Class 11 Text-to-map Assignment No. 2.

The assignment for class 11 is mostly based on the same code as used for class 10. Since I have already explained it in the previous post, I will focus on the additional lines necessary to create frequency/coordinate dictionaries fall all months and days (for years they were already created in the previous assignment). I had to use the already created generate function to create frequency lists for all days and months instead of only for the years.
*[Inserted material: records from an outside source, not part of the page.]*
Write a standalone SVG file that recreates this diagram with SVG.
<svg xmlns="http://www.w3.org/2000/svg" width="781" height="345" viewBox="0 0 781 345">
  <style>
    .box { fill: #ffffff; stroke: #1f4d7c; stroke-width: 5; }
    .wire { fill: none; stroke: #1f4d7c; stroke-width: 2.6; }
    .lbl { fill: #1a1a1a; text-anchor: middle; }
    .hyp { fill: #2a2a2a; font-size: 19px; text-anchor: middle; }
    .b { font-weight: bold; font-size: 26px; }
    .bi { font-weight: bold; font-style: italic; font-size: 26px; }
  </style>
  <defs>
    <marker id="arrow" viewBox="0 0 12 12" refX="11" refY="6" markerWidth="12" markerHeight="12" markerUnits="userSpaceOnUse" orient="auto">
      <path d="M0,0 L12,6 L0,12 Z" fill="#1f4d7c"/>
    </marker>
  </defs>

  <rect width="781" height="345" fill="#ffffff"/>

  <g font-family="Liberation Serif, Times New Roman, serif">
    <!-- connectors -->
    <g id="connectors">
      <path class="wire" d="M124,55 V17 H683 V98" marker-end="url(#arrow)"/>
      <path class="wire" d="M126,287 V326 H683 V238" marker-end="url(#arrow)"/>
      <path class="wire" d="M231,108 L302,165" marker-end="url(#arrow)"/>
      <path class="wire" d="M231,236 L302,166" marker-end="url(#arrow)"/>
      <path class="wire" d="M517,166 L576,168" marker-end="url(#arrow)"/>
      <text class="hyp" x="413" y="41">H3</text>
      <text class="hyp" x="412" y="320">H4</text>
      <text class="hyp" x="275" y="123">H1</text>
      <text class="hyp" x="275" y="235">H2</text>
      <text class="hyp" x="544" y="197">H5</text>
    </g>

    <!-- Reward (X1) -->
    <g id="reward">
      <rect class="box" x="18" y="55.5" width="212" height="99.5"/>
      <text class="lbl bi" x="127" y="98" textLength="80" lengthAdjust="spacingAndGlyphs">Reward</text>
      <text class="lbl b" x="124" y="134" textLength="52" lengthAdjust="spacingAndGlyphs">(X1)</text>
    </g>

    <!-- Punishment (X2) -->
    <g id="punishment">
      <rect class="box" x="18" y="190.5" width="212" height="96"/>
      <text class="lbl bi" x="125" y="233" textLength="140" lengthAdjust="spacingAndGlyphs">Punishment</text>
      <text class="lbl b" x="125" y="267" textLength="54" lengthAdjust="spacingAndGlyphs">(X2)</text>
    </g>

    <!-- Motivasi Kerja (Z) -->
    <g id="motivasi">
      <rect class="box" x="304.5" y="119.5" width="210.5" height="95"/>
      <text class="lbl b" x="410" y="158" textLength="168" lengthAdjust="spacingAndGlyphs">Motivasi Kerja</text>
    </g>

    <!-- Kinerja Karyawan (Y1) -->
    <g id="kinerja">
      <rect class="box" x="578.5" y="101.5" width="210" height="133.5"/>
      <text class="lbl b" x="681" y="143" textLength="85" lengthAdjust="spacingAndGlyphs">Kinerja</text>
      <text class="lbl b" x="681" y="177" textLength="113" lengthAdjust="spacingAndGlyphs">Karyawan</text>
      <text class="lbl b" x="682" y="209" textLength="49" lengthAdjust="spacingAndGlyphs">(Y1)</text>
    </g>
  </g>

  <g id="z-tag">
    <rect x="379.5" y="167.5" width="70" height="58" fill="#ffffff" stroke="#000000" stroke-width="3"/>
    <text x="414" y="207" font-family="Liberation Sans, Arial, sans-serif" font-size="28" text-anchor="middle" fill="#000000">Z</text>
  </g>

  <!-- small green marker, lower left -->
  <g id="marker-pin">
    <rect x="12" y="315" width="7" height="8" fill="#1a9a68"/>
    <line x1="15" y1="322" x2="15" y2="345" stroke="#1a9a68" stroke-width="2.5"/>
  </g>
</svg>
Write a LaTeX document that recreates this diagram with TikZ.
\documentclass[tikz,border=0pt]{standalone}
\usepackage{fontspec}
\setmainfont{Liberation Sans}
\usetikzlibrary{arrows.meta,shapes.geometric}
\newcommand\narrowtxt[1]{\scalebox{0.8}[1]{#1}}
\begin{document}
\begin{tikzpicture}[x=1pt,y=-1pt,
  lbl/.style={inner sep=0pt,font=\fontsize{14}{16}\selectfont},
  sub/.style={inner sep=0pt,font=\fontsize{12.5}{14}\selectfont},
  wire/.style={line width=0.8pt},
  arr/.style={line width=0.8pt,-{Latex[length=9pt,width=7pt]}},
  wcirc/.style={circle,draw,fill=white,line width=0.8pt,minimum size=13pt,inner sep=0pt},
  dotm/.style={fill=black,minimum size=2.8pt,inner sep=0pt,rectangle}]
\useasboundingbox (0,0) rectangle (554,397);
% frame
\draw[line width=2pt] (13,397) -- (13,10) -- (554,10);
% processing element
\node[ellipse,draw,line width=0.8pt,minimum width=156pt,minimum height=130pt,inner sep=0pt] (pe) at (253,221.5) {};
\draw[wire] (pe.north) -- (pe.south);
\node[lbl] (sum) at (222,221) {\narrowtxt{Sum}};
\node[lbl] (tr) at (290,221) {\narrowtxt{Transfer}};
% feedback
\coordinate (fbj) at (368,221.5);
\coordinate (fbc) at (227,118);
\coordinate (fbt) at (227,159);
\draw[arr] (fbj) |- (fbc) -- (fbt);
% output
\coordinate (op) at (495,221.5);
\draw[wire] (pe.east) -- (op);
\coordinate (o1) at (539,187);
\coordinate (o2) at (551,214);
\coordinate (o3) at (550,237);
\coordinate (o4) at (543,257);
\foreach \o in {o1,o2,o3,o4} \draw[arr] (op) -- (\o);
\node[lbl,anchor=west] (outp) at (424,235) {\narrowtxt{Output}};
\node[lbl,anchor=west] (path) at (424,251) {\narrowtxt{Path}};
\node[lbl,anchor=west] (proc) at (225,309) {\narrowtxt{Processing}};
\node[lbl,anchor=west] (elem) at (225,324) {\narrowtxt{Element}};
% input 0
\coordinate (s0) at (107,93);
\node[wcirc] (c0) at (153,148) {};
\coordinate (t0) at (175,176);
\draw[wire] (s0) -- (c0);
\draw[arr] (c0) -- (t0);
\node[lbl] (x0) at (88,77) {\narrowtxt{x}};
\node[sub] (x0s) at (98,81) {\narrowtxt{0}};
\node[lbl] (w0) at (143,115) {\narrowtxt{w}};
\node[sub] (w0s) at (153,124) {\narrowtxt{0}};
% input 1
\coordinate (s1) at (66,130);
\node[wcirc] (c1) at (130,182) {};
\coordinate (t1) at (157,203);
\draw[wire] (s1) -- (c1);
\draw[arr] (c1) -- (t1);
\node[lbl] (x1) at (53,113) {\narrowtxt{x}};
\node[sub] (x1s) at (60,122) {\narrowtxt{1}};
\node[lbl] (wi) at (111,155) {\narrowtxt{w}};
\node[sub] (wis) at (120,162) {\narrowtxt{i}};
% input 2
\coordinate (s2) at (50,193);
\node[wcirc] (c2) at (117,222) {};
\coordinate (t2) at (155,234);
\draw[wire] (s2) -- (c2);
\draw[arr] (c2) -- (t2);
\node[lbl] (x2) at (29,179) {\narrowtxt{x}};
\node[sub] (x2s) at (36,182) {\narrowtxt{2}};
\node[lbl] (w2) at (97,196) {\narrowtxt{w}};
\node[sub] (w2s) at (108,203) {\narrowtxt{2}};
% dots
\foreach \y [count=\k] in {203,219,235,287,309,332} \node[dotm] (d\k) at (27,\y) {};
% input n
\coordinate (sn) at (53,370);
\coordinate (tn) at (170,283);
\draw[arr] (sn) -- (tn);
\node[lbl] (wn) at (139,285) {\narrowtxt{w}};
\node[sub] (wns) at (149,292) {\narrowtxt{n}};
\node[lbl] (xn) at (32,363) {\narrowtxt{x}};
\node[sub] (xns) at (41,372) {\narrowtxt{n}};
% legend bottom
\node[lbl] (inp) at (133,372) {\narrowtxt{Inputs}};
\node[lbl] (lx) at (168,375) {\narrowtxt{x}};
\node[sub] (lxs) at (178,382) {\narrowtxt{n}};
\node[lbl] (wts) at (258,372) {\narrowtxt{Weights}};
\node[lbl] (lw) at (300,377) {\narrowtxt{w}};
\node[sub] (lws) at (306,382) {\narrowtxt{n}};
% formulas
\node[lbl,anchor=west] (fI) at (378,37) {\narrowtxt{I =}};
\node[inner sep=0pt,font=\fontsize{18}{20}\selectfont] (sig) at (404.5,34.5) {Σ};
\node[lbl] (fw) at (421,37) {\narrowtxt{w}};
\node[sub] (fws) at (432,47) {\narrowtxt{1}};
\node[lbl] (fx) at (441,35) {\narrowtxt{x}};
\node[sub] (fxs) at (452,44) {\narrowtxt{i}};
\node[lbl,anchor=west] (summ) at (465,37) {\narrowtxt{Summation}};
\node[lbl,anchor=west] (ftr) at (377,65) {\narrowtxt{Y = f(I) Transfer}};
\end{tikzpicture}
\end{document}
To create sequences of months and days between two dates, I used a method learned from Stack Overflow:

#Method for creating yyyy-mm format sequence between 1860-11 and 1865-12:
import datetime as dt
from dateutil.relativedelta import relativedelta

list_months = []

yyyymm_1 = '186011'
yyyymm_2 = '186512'

MONTH = relativedelta(months=+1)

fmt = '%Y%m'
date_1 = dt.datetime.strptime(yyyymm_1, fmt).date()
date_2 = dt.datetime.strptime(yyyymm_2, fmt).date()

d = date_1

while d <= date_2:
    print(d.strftime('%Y')+"-"+d.strftime('%m'))
    
    d += MONTH

#The variation of the method for creating yyyy-mm-dd format sequence between 1860-11-01 and 1866-01-01:
import datetime as dt
from dateutil.relativedelta import relativedelta

yyyymm_1 = '186011'
yyyymm_2 = '186601'

DAYS = relativedelta(days=+1)

fmt = '%Y%m'
date_1 = dt.datetime.strptime(yyyymm_1, fmt).date()
date_2 = dt.datetime.strptime(yyyymm_2, fmt).date()

d = date_1

while d <= date_2:
    print(d)

    d += DAYS

After printing out the yyyy-mm and yyyy-mm-dd sequences in Jupyter Notebook, I copy-pasted them into Sublime Text and using the regular expressions FIND ALL ^\d REPLACE ALL WITH generate("1 and FIND ALL \n REPLACE ALL WITH ")\n, I obtained sequences of the following format which can be pasted into jupyter notebook:

generate(“1860-11”)
[…]
generate(“1865-12”);

generate(“1860-11-01”)
[…]
generate(“1865-12-01”)

The results look like this:

This is followed by applying the match function to all the generated files (based on months/days):

import os

target2 = "path_to_files"

lof2 = os.listdir(target2)

dictionary = loadTGN(target+"tgn_data_light.tsv")

for file in lof2:
  match(file, dictionary)